A few athletes themselves have even stated they should stick to their sport, notably professional footballer Zlatan Ibrahimovic to LeBron James himself. Ibrahimovic said athletes should stick to “what they do best” and leave politics to politicians. In response, James pointed to the fact that many of the fans who watch sports are the people who face these social issues every day, yet lack a platform to bring awareness or create change.
“I will never shut up about things that are wrong.
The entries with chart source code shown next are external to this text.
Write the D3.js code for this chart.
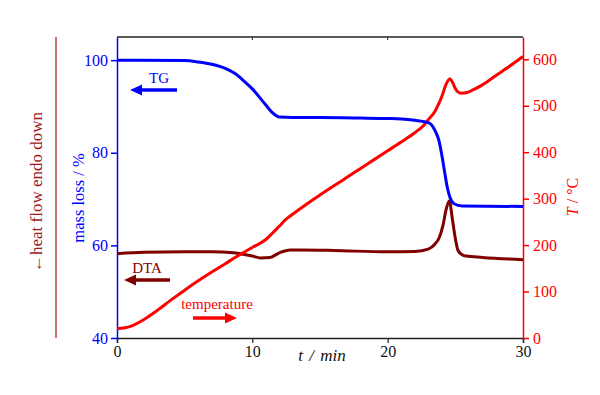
<!DOCTYPE html>
<meta charset="utf-8">
<head>
  <meta charset="utf-8">
  <title>TG / DTA / temperature</title>
</head>
<style>
body { margin: 0; background: #fff; }
svg text { font-family: 'Liberation Serif', 'DejaVu Serif', serif; }
</style>
<body>
<div class='chart'></div>

<script src="https://cdn.jsdelivr.net/npm/d3@7"></script>
<script>

// ---- data (t in min) ----
var tgTime  = [0, 5, 6, 7, 8, 9, 9.3, 10, 11, 11.5, 12, 13, 15, 18, 20, 21, 22, 23, 23.5, 23.8, 24, 24.2, 24.4, 24.6, 24.9, 25.5, 30]
var tgMass  = [100, 99.9, 99.6, 99.1, 98.2, 96.5, 95.7, 93.8, 90.3, 88.6, 87.7, 87.6, 87.6, 87.5, 87.4, 87.3, 87.0, 86.5, 84.8, 82.5, 79.5, 76.0, 72.6, 70.4, 69.0, 68.5, 68.4]

var dtaTime = [0, 2, 5, 7, 8.6, 9.1, 10, 10.6, 11.3, 12, 12.8, 13.5, 16, 20, 22, 23, 23.5, 23.8, 24.1, 24.3, 24.55, 24.8, 25, 25.2, 25.5, 25.8, 27, 30]
var dtaVal  = [58.2, 58.5, 58.6, 58.6, 58.4, 58.2, 57.7, 57.3, 57.4, 58.4, 59.0, 59.0, 58.9, 58.6, 58.7, 59.2, 60.3, 61.6, 64.5, 67.5, 69.6, 65.3, 61.5, 58.9, 58.0, 57.7, 57.4, 56.9]

var tempTime = [0, 1, 2, 3, 4, 5, 6, 7, 8, 9, 10, 11, 11.5, 12, 12.5, 13, 14, 15, 16, 17, 18, 19, 20, 21, 22, 22.6, 23, 23.5, 23.8, 24, 24.3, 24.6, 24.8, 25, 25.4, 25.8, 26.3, 27, 28, 29, 30]
var tempVal  = [20, 25, 40, 60, 82, 103, 123, 142, 160, 178, 195, 212, 226, 241, 256, 267, 288, 308, 327, 346, 365, 384, 403, 422, 442, 456, 470, 488, 506, 520, 545, 558, 550, 537, 527, 528, 534, 545, 565, 585, 606]

var xTicks = [0, 10, 20, 30]
var leftTicks = [40, 60, 80, 100]
var rightTicks = [0, 100, 200, 300, 400, 500, 600]

// ---- layout ----
var width = 600
var height = 395
var mL = 117, mR = 523, mT = 37, mB = 338

var blue = '#0000ff', red = '#ff0000', dta = '#800000', hf = '#a01818'

var svg = d3.select('.chart')
    .append('svg')
    .attr('width', width)
    .attr('height', height)

var x = d3.scaleLinear().domain([0, 30]).range([mL, mR])
var yL = d3.scaleLinear().domain([40, 105]).range([mB, mT])
var yR = d3.scaleLinear().domain([0, 648]).range([mB, mT])

// top frame line with small inner ticks
svg.append('line')
    .attr('x1', mL).attr('x2', mR).attr('y1', mT).attr('y2', mT)
    .attr('stroke', '#222').attr('stroke-width', 1.5)
svg.selectAll('.topTick')
    .data([10, 20])
    .enter().append('line')
    .attr('x1', function (d) { return x(d) }).attr('x2', function (d) { return x(d) })
    .attr('y1', mT).attr('y2', mT + 3)
    .attr('stroke', '#222').attr('stroke-width', 1)

// bottom axis
var gx = svg.append('g')
    .attr('transform', 'translate(0,' + mB + ')')
    .call(d3.axisBottom(x).tickValues(xTicks).tickSize(5).tickPadding(3).tickFormat(d3.format('d')))
gx.select('.domain').attr('stroke', '#222').attr('stroke-width', 1.5)
gx.selectAll('.tick line').attr('stroke', '#222').attr('stroke-width', 1.2)
gx.selectAll('.tick text').attr('fill', '#111').style('font-size', '16px')

// left axis (mass)
var gl = svg.append('g')
    .attr('transform', 'translate(' + mL + ',0)')
    .call(d3.axisLeft(yL).tickValues(leftTicks).tickSize(6).tickPadding(3).tickSizeOuter(0))
gl.select('.domain').attr('stroke', blue).attr('stroke-width', 1.5)
gl.selectAll('.tick line').attr('stroke', blue).attr('stroke-width', 1.5)
gl.selectAll('.tick text').attr('fill', blue).style('font-size', '16px')

// right axis (temperature)
var gr = svg.append('g')
    .attr('transform', 'translate(' + mR + ',0)')
    .call(d3.axisRight(yR).tickValues(rightTicks).tickSize(6).tickPadding(4).tickSizeOuter(0))
gr.select('.domain').attr('stroke', red).attr('stroke-width', 1.5)
gr.selectAll('.tick line').attr('stroke', red).attr('stroke-width', 1.5)
gr.selectAll('.tick text').attr('fill', red).style('font-size', '16px')

// curves
function series(ts, vs) { return ts.map(function (t, i) { return [t, vs[i]] }) }

var lineL = d3.line()
    .x(function (d) { return x(d[0]) })
    .y(function (d) { return yL(d[1]) })
    .curve(d3.curveMonotoneX)
var lineR = d3.line()
    .x(function (d) { return x(d[0]) })
    .y(function (d) { return yR(d[1]) })
    .curve(d3.curveMonotoneX)

svg.append('path').datum(series(dtaTime, dtaVal))
    .attr('d', lineL).attr('fill', 'none').attr('stroke', dta).attr('stroke-width', 3)
svg.append('path').datum(series(tempTime, tempVal))
    .attr('d', lineR).attr('fill', 'none').attr('stroke', red).attr('stroke-width', 3)
svg.append('path').datum(series(tgTime, tgMass))
    .attr('d', lineL).attr('fill', 'none').attr('stroke', blue).attr('stroke-width', 3)

// legend labels with arrows
function arrow(x1, x2, y, col) {
    var dir = x2 < x1 ? -1 : 1
    svg.append('line')
        .attr('x1', x1).attr('x2', x2 - dir * 9).attr('y1', y).attr('y2', y)
        .attr('stroke', col).attr('stroke-width', 3.5)
    svg.append('path')
        .attr('d', 'M' + x2 + ',' + y + 'L' + (x2 - dir * 12) + ',' + (y - 5.5) + 'L' + (x2 - dir * 12) + ',' + (y + 5.5) + 'Z')
        .attr('fill', col)
}
svg.append('text').attr('x', 159).attr('y', 83).attr('text-anchor', 'middle')
    .attr('fill', blue).style('font-size', '15px').text('TG')
arrow(177, 130, 90, blue)

svg.append('text').attr('x', 147).attr('y', 273).attr('text-anchor', 'middle')
    .attr('fill', dta).style('font-size', '15px').text('DTA')
arrow(170, 124, 280, dta)

svg.append('text').attr('x', 217).attr('y', 309).attr('text-anchor', 'middle')
    .attr('fill', red).style('font-size', '15px').text('temperature')
arrow(193, 237, 318, red)

// axis titles
var xt = svg.append('text').attr('x', 322).attr('y', 361).attr('text-anchor', 'middle')
    .attr('fill', '#111').style('font-size', '17px').style('font-style', 'italic')
    .style('word-spacing', '2px')
xt.text('t / min')

svg.append('text')
    .attr('transform', 'translate(84,198) rotate(-90)')
    .attr('text-anchor', 'middle').attr('fill', blue).style('font-size', '16.5px')
    .text('mass loss / %')

var rt = svg.append('text')
    .attr('transform', 'translate(578,197) rotate(-90)')
    .attr('text-anchor', 'middle').attr('fill', red).style('font-size', '16px')
rt.append('tspan').style('font-style', 'italic').text('T')
rt.append('tspan').text(' / °C')

// heat flow marker on the far left
svg.append('line')
    .attr('x1', 56).attr('x2', 56).attr('y1', mT).attr('y2', mB)
    .attr('stroke', hf).attr('stroke-width', 1.2)
svg.append('text')
    .attr('transform', 'translate(42,192) rotate(-90)')
    .attr('text-anchor', 'middle').attr('fill', hf).style('font-size', '17px')
    .text('←heat flow endo down')

</script>
</body>
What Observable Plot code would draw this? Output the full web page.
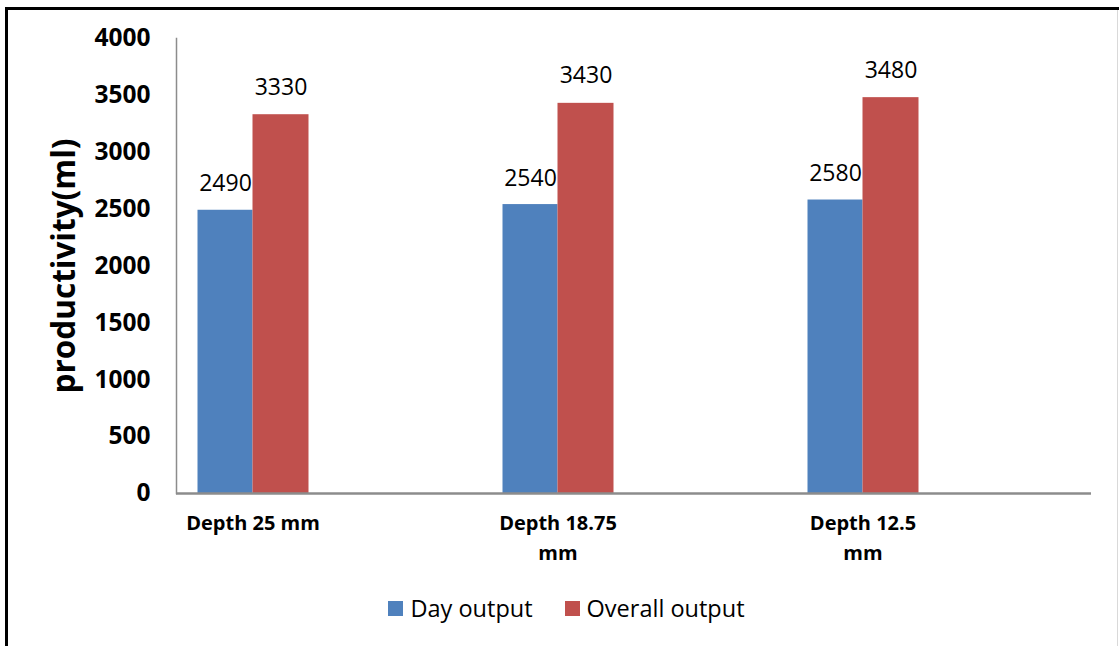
<!DOCTYPE html>
<html>
<head>
<meta charset="utf-8">
<script src="https://cdn.jsdelivr.net/npm/d3@7"></script>
<script src="https://cdn.jsdelivr.net/npm/@observablehq/plot@0.6"></script>
<style>
  html, body { margin: 0; padding: 0; background: #fff; }
  body { position: relative; width: 1119px; height: 646px; overflow: hidden; font-family: "Open Sans", sans-serif; }
  #chart { position: absolute; left: 0; top: 0; }
  .edge { position: absolute; }
  #edge-left { left: 5px; top: 7px; width: 3px; height: 639px; background: #000; }
  #edge-top { left: 5px; top: 7px; width: 1114px; height: 3px; background: #000; }
  #edge-right { left: 1117px; top: 10px; width: 1px; height: 636px; background: #d9d9d9; }
  #legend { position: absolute; left: 0; top: 594px; width: 1119px; display: flex; justify-content: center; padding-left: 14px; box-sizing: border-box;
            font-size: 23.5px; color: #000; line-height: 28px; }
  .item { display: flex; align-items: center; margin: 0 16px; }
  .swatch { width: 15px; height: 15px; margin-right: 7px; }
</style>
</head>
<body>
<div id="chart"></div>
<div id="legend"></div>
<div class="edge" id="edge-left"></div>
<div class="edge" id="edge-top"></div>
<div class="edge" id="edge-right"></div>
<script>
// Groove depth settings and measured productivity (ml)
const categories = ["Depth 25 mm", "Depth 18.75 mm", "Depth 12.5 mm"];
const categoryTickLabels = ["Depth 25 mm", "Depth 18.75\nmm", "Depth 12.5\nmm"];
const seriesNames = ["Day output", "Overall output"];
const dayOutput = [2490, 2540, 2580];
const overallOutput = [3330, 3430, 3480];
const yTicks = [0, 500, 1000, 1500, 2000, 2500, 3000, 3500, 4000];
const yTitle = "productivity(ml)";
const colors = ["#4F81BD", "#C0504D"];

const dayRows = categories.map((c, i) => ({category: c, series: seriesNames[0], value: dayOutput[i]}));
const overallRows = categories.map((c, i) => ({category: c, series: seriesNames[1], value: overallOutput[i]}));
const tickLabelOf = new Map(categories.map((c, i) => [c, categoryTickLabels[i]]));

const chart = Plot.plot({
  width: 1119,
  height: 585,
  marginLeft: 176,
  marginRight: 28,
  marginTop: 38,
  marginBottom: 92,
  style: {fontFamily: "'Open Sans', sans-serif", color: "#000", background: "transparent"},
  x: {domain: categories, range: [99.5, 1014.5], padding: 0, axis: null},
  y: {domain: [0, 4000], axis: null},
  marks: [
    Plot.barY(dayRows, {x: "category", y: "value", fill: colors[0], insetLeft: 97.5, insetRight: 152.5}),
    Plot.barY(overallRows, {x: "category", y: "value", fill: colors[1], insetLeft: 152.5, insetRight: 96.5}),
    Plot.text(dayRows, {x: "category", y: "value", text: d => String(d.value), dx: -27.5, dy: -19,
      lineAnchor: "bottom", fontSize: 23, fill: "#000"}),
    Plot.text(overallRows, {x: "category", y: "value", text: d => String(d.value), dx: 28, dy: -20,
      lineAnchor: "bottom", fontSize: 23, fill: "#000"}),
    Plot.frame({anchor: "left", stroke: "#8c8c8c", strokeWidth: 1.5}),
    Plot.ruleY([0], {stroke: "#8c8c8c", strokeWidth: 2.5}),
    Plot.axisY({ticks: yTicks, tickSize: 0, tickPadding: 26, fontSize: 24.5, fontWeight: "bold",
      tickFormat: d => String(d), label: null}),
    Plot.axisX({tickSize: 0, tickPadding: 15, fontSize: 20, fontWeight: "bold", lineHeight: 1.5,
      tickFormat: d => tickLabelOf.get(d), label: null}),
    Plot.text([yTitle], {frameAnchor: "left", textAnchor: "middle", rotate: -90, dx: -112, fontSize: 31.5,
      fontWeight: "bold", fill: "#000"})
  ]
});
document.getElementById("chart").appendChild(chart);

// Legend beneath the chart
const legend = d3.select("#legend");
seriesNames.forEach((name, i) => {
  const item = legend.append("div").attr("class", "item");
  item.append("div").attr("class", "swatch").style("background", colors[i]);
  item.append("span").text(name);
});
</script>
</body>
</html>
I preach about my people and I preach about equality, social justice, racism, voter suppression – things that go on in our community.
“Because I was a part of my community at one point and saw the things that were going on, and I know what’s still going on because I have a group of 300-plus kids at my school that are going through the same thing and they need a voice.”
Change and progress is created through continually speaking about issues, through avenues like civil disobedience. By talking about an issue and bringing awareness to it, and talking about it some more, and coming up with concrete solutions and actions to address it. Progress is not made by criticizing those who bring to our attention a less than perfect reality.
If the argument is athletes should stick to their domain, then you must apply that across the board, to everyone in their respective job. Construction workers can only talk about construction, lawyers can only discuss the law, factory workers can only talk machinery. In other words, no one, other than those already in charge, can debate the hurdles we must overcome as a society. This isn’t how the world works. We, every single one of us, are more than our profession. A person has a right to voice their concerns on any issue that is affecting the world they live in.